Wow. He’s such a genius. Maybe He needs to go on holiday. What he creates is so enlightening and inspires to continue in my music endeavor. God bless him.

So what about those of us who still enjoy listening to full albums? Why just give in to the current trend of downloading songs by not creating albums? Shouldn’t it be preserved?

“I can’t speak for the culture at large or anyone else. But for myself, I definitely feel a kind of claustrophobia because of the excess in our culture and the availability of so much.”
The proper term for this is, “The Frustration.” You’ve got to be foreign to a very exclusive crowd to understand it, but excepted into the creative-pro-clique. People born into it don’t know the frustration they cause. I’d rather be Bartleby than the Scrivener than one of the Frustraters.

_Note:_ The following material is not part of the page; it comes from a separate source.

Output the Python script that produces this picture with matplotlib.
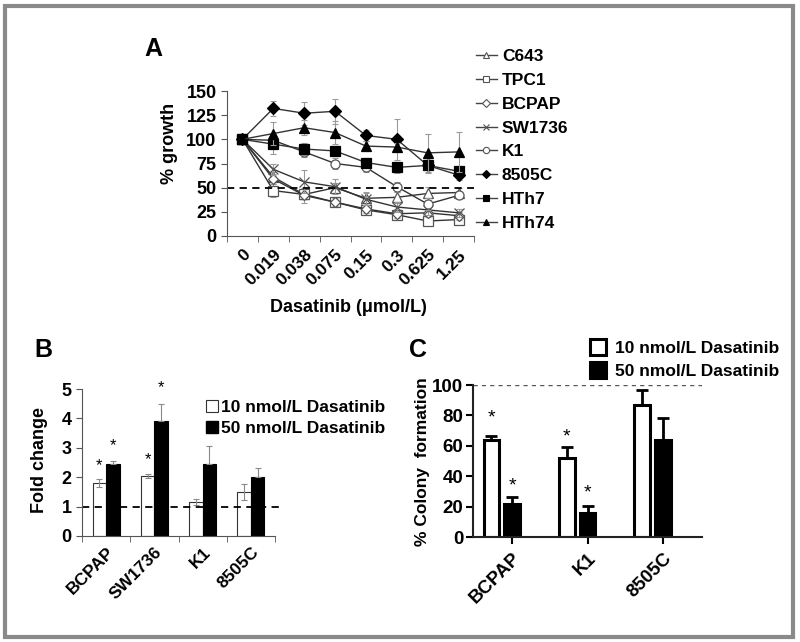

Honestly, I think that all the excess or NYC is probably getting to him. Perhaps a good long sabbatical to somewhere rural would do some good. Breathe the air, listen to the birds, play the banjo – it’ll do ya wonders.

Music has not always been free. Did you know that Handel’s Messiah was written as a desperate attempt to save the guy from poverty? It worked, too.

Also, I think it’s pretty silly to tell me to “adopt a real cause” when you actually bothered to argue against me, and it’s silly to criticize Sufjan for having “spoiled white problems” when you yourself have the time, ability and desire to read interviews with all your favorite indie musicians. There’s no need for hypocrisy here.

To be clear, my argument is not with artists who want to make their music free, but with consumers who won’t cough up a few dollars when asked. It’s not just a product of our “consumerist society” that we charge money for music – it’s a result of the artists’ wishes, and so if you respect them very much, you’ll pay them for what they do for you, if they ask you to. I think it’s very fair for someone to use their talent and hard work to make a living doing something they love to do, no matter what it is – it’s all in whether you can get people to pay you for it, and I don’t see how it’s wrong to want to be paid. Also – if performances are to you the only way for a musician to legitimately make money, I have to disagree. That doesn’t make any sense. Some musicians I like very much barely tour at all, and I think it’s wrong to say that somehow they don’t deserve to earn a living simply because they care more about producing a recording, a lasting piece of art, than performing. And to say that that recording SHOULD be free… I simply don’t understand. How is it fundamentally different from a book? A film? Should those things be free as well?

As I said, where we put our money is an indicator of what things are of value to us.

Also, the “lots of little artists are getting a fair chance” argument, I must object to as well. Getting a fair chance at what? A career? Not really. Renown? Among a couple of thousand people, perhaps. If anything, the internet has made it more difficult.

Hi. Thanks for posting this interview excerpt. I posted a link to this on my company’s Microcinema Facebook Page, so more fans can read about his Sufjan’s current thoughts. I hope that is okay. Just in case you didn’t know, Sufjan Stevens’ “The BQE” is an Asthmatic Kitty release now available through Microcinema DVD. To order this DVD and/or other titles distributed by Microcinema, go to:

Please check out and join Microcinema on other social networking sites:

A bird does not sing because it has an answer. It sings because it has a song.

-Chinese Proverb

Reduce it to the simplistic bare bones and the meaningless is saturatingly meaningful.

I feel it.

I would just like Sufjan to know that he is one of the most phenomenal persons. I just want to be his friend and talk to him and play “immediate music” with him. So Sufjan, do whatever you feel you need to do. My heart would break if you stopped sharing your magnificent music with us. But I think that you have every right to do whatever you like. You are a genius, you deserve it.